The Gap in Current AI Audits
The paper situates AUDITFLOW against tool-augmented agents, retrieval-augmented systems, graph-grounded methods, neuro-symbolic approaches, and multi-agent debate frameworks. Its key critique is that many prior systems improve evidence access but still leave final arithmetic, rule interpretation, or trust judgment inside the language model. The authors connect this limitation to financial-audit benchmarks and systems such as FinAuditing, FinRule-Bench, XBRL-Agent, FinReporting, Herculean, and FinVault, which expose persistent difficulty in numerical consistency and rule-based verification. The paper also notes that similar weaknesses appear in domains such as legal compliance and clinical guideline checking, where answers depend on external rules and structured evidence. AUDITFLOW’s contribution is to move the load-bearing verification step out of natural-language reasoning and into executable operations over a structured environment.

AUDITFLOW’s Big Idea
AUDITFLOW’s main methodological idea is a separation between adaptive search and deterministic computation. The language-model agents decide what concepts, facts, contexts, or relationships to inspect next, but the symbolic environment performs fact retrieval, taxonomy traversal, numerical checks, and rule evaluation. This design treats the XBRL filing and the US-GAAP taxonomy as an executable symbolic environment rather than as text to be summarized.

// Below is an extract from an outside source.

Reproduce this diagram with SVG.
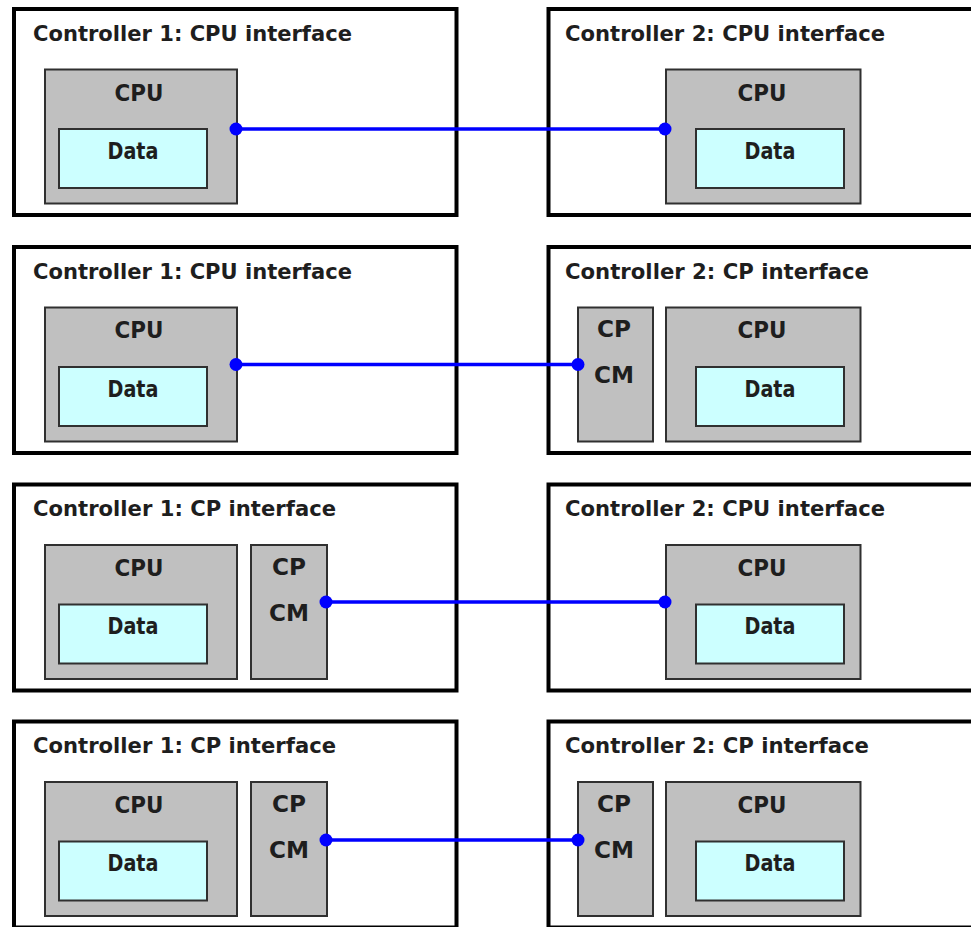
<svg xmlns="http://www.w3.org/2000/svg" width="971" height="927" viewBox="0 0 971 927">
<style>
.outer{fill:#ffffff;stroke:#000000;stroke-width:4}
.box{fill:#c0c0c0;stroke:#303030;stroke-width:2}
.data{fill:#ccffff;stroke:#303030;stroke-width:2}
text{font-family:"DejaVu Sans","Liberation Sans",sans-serif;font-weight:bold;fill:#1e1e1e}
.title{font-size:21.5px}
.lbl{font-size:22.5px;text-anchor:middle}
.conn{stroke:#0000ff;stroke-width:3.5;fill:none;marker-start:url(#dot);marker-end:url(#dot)}
</style>
<defs>
<marker id="dot" markerUnits="userSpaceOnUse" markerWidth="14" markerHeight="14" refX="7" refY="7" viewBox="0 0 14 14">
<circle cx="7" cy="7" r="6.5" fill="#0000ff"/>
</marker>
</defs>
<rect width="971" height="927" fill="#ffffff"/>

<!-- Row 1 -->
<g transform="translate(0,9)">
<g id="r1-ctrl1">
<rect class="outer" x="14" y="0" width="442.5" height="206"/>
<text class="title" x="33" y="31.5" textLength="319" lengthAdjust="spacingAndGlyphs">Controller 1: CPU interface</text>
<g id="r1-ctrl1-cpu"><rect class="box" x="45" y="60.5" width="192" height="134"/><text class="lbl" x="139" y="92" textLength="49" lengthAdjust="spacingAndGlyphs">CPU</text></g>
<g id="r1-ctrl1-data"><rect class="data" x="59" y="120" width="148" height="59"/><text class="lbl" x="133" y="149.5" textLength="51" lengthAdjust="spacingAndGlyphs">Data</text></g>
</g>
<g id="r1-ctrl2">
<rect class="outer" x="548.5" y="0" width="440" height="206"/>
<text class="title" x="565" y="31.5" textLength="320" lengthAdjust="spacingAndGlyphs">Controller 2: CPU interface</text>
<g id="r1-ctrl2-cpu"><rect class="box" x="666" y="60.5" width="194.5" height="134"/><text class="lbl" x="762" y="92" textLength="49" lengthAdjust="spacingAndGlyphs">CPU</text></g>
<g id="r1-ctrl2-data"><rect class="data" x="696" y="120" width="148" height="59"/><text class="lbl" x="770" y="149.5" textLength="51" lengthAdjust="spacingAndGlyphs">Data</text></g>
</g>
</g>

<!-- Row 2 -->
<g transform="translate(0,247)">
<g id="r2-ctrl1">
<rect class="outer" x="14" y="0" width="442.5" height="206"/>
<text class="title" x="33" y="31.5" textLength="319" lengthAdjust="spacingAndGlyphs">Controller 1: CPU interface</text>
<g id="r2-ctrl1-cpu"><rect class="box" x="45" y="60.5" width="192" height="134"/><text class="lbl" x="139" y="91" textLength="49" lengthAdjust="spacingAndGlyphs">CPU</text></g>
<g id="r2-ctrl1-data"><rect class="data" x="59" y="120" width="148" height="59"/><text class="lbl" x="133" y="149.5" textLength="51" lengthAdjust="spacingAndGlyphs">Data</text></g>
</g>
<g id="r2-ctrl2">
<rect class="outer" x="548.5" y="0" width="440" height="206"/>
<text class="title" x="565" y="31.5" textLength="304" lengthAdjust="spacingAndGlyphs">Controller 2: CP interface</text>
<g id="r2-ctrl2-cp"><rect class="box" x="578" y="60.5" width="75" height="134"/><text class="lbl" x="614" y="90" textLength="34" lengthAdjust="spacingAndGlyphs">CP</text><text class="lbl" x="614" y="136" textLength="40" lengthAdjust="spacingAndGlyphs">CM</text></g>
<g id="r2-ctrl2-cpu"><rect class="box" x="666" y="60.5" width="194.5" height="134"/><text class="lbl" x="762" y="91" textLength="49" lengthAdjust="spacingAndGlyphs">CPU</text></g>
<g id="r2-ctrl2-data"><rect class="data" x="696" y="120" width="148" height="59"/><text class="lbl" x="770" y="149.5" textLength="51" lengthAdjust="spacingAndGlyphs">Data</text></g>
</g>
</g>

<!-- Row 3 -->
<g transform="translate(0,484.5)">
<g id="r3-ctrl1">
<rect class="outer" x="14" y="0" width="442.5" height="206"/>
<text class="title" x="33" y="31.5" textLength="303" lengthAdjust="spacingAndGlyphs">Controller 1: CP interface</text>
<g id="r3-ctrl1-cpu"><rect class="box" x="45" y="60.5" width="192" height="134"/><text class="lbl" x="139" y="91" textLength="49" lengthAdjust="spacingAndGlyphs">CPU</text></g>
<g id="r3-ctrl1-data"><rect class="data" x="59" y="120" width="148" height="59"/><text class="lbl" x="133" y="149.5" textLength="51" lengthAdjust="spacingAndGlyphs">Data</text></g>
<g id="r3-ctrl1-cp"><rect class="box" x="251" y="60.5" width="76" height="134"/><text class="lbl" x="289" y="90" textLength="34" lengthAdjust="spacingAndGlyphs">CP</text><text class="lbl" x="289" y="136" textLength="40" lengthAdjust="spacingAndGlyphs">CM</text></g>
</g>
<g id="r3-ctrl2">
<rect class="outer" x="548.5" y="0" width="440" height="206"/>
<text class="title" x="565" y="31.5" textLength="320" lengthAdjust="spacingAndGlyphs">Controller 2: CPU interface</text>
<g id="r3-ctrl2-cpu"><rect class="box" x="666" y="60.5" width="194.5" height="134"/><text class="lbl" x="762" y="91" textLength="49" lengthAdjust="spacingAndGlyphs">CPU</text></g>
<g id="r3-ctrl2-data"><rect class="data" x="696" y="120" width="148" height="59"/><text class="lbl" x="770" y="149.5" textLength="51" lengthAdjust="spacingAndGlyphs">Data</text></g>
</g>
</g>

<!-- Row 4 -->
<g transform="translate(0,721.5)">
<g id="r4-ctrl1">
<rect class="outer" x="14" y="0" width="442.5" height="206"/>
<text class="title" x="33" y="31.5" textLength="303" lengthAdjust="spacingAndGlyphs">Controller 1: CP interface</text>
<g id="r4-ctrl1-cpu"><rect class="box" x="45" y="60.5" width="192" height="134"/><text class="lbl" x="139" y="91" textLength="49" lengthAdjust="spacingAndGlyphs">CPU</text></g>
<g id="r4-ctrl1-data"><rect class="data" x="59" y="120" width="148" height="59"/><text class="lbl" x="133" y="149.5" textLength="51" lengthAdjust="spacingAndGlyphs">Data</text></g>
<g id="r4-ctrl1-cp"><rect class="box" x="251" y="60.5" width="76" height="134"/><text class="lbl" x="289" y="90" textLength="34" lengthAdjust="spacingAndGlyphs">CP</text><text class="lbl" x="289" y="136" textLength="40" lengthAdjust="spacingAndGlyphs">CM</text></g>
</g>
<g id="r4-ctrl2">
<rect class="outer" x="548.5" y="0" width="440" height="206"/>
<text class="title" x="565" y="31.5" textLength="304" lengthAdjust="spacingAndGlyphs">Controller 2: CP interface</text>
<g id="r4-ctrl2-cp"><rect class="box" x="578" y="60.5" width="75" height="134"/><text class="lbl" x="614" y="90" textLength="34" lengthAdjust="spacingAndGlyphs">CP</text><text class="lbl" x="614" y="136" textLength="40" lengthAdjust="spacingAndGlyphs">CM</text></g>
<g id="r4-ctrl2-cpu"><rect class="box" x="666" y="60.5" width="194.5" height="134"/><text class="lbl" x="762" y="91" textLength="49" lengthAdjust="spacingAndGlyphs">CPU</text></g>
<g id="r4-ctrl2-data"><rect class="data" x="696" y="120" width="148" height="59"/><text class="lbl" x="770" y="149.5" textLength="51" lengthAdjust="spacingAndGlyphs">Data</text></g>
</g>
</g>

<g id="connectors">
<line class="conn" x1="236" y1="129" x2="665" y2="129"/>
<line class="conn" x1="236" y1="364.5" x2="578" y2="364.5"/>
<line class="conn" x1="326" y1="602" x2="665" y2="602"/>
<line class="conn" x1="326" y1="840" x2="578" y2="840"/>
</g>
</svg>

The paper formalizes the task around a filing, target concept, reporting period, and taxonomy release, and asks whether the reported value is consistent with the value implied by taxonomy constraints, filing context, and an applicable audit rule. By exposing verification through typed tools, AUDITFLOW constrains the model to select structured operations while deterministic implementations produce the observations needed for an auditable verdict.

How the Environment Works
The paper implements this environment as a dual graph composed of a static US-GAAP taxonomy graph and a dynamic filing-specific evidence graph. The taxonomy graph contains concepts, labels, definitions, data types, period types, abstract flags, balance attributes, and relationships such as presentation, calculation, and dimensional edges. The filing graph contains reported facts, contexts, periods, units, dimensional assignments, values, decimals, and concept links, with bridge edges connecting filing facts to governing taxonomy concepts. AUDITFLOW exposes these graphs through a typed action-observation interface covering retrieval tools, traversal tools, forensic comparison tools, and deterministic rule-specific checkers. Its multi-agent protocol assigns two junior auditors to inspect the same case from regulatory and evidentiary perspectives, while a senior auditor reviews disagreements and can request further investigation before evidential aggregation produces the final verdict, evidence trail, expected value, and trustworthiness score.

What the Experiments Show
The experiments evaluate AUDITFLOW on a FinAuditing-derived FinMR sample covering three Data Quality Committee rule families: sign consistency under DQC.US.0015, dimensional aggregation consistency under DQC.US.0117, and calculation-tree consistency under DQC.US.0126. Under GPT-5.5, AUDITFLOW reaches 82.09% joint audit accuracy and outperforms the strongest reported baseline, Single Agent, by 14.93 percentage points. The decisive ablation is the removal of deterministic checks, which drops accuracy to 17.91% and raises invalid outputs to 35.82%, indicating that the executable symbolic environment performs verification steps that the model cannot reliably replace. The paper also reports stable performance across strong backbones, with GPT-4o, Claude Sonnet 4.6, and Qwen-397B each reaching 80.60% joint accuracy. These results support the paper’s broader implication that reliable financial AI agents should combine LLM-guided search with deterministic symbolic verification when correctness depends on structured rules, graph relations, and recomputed values.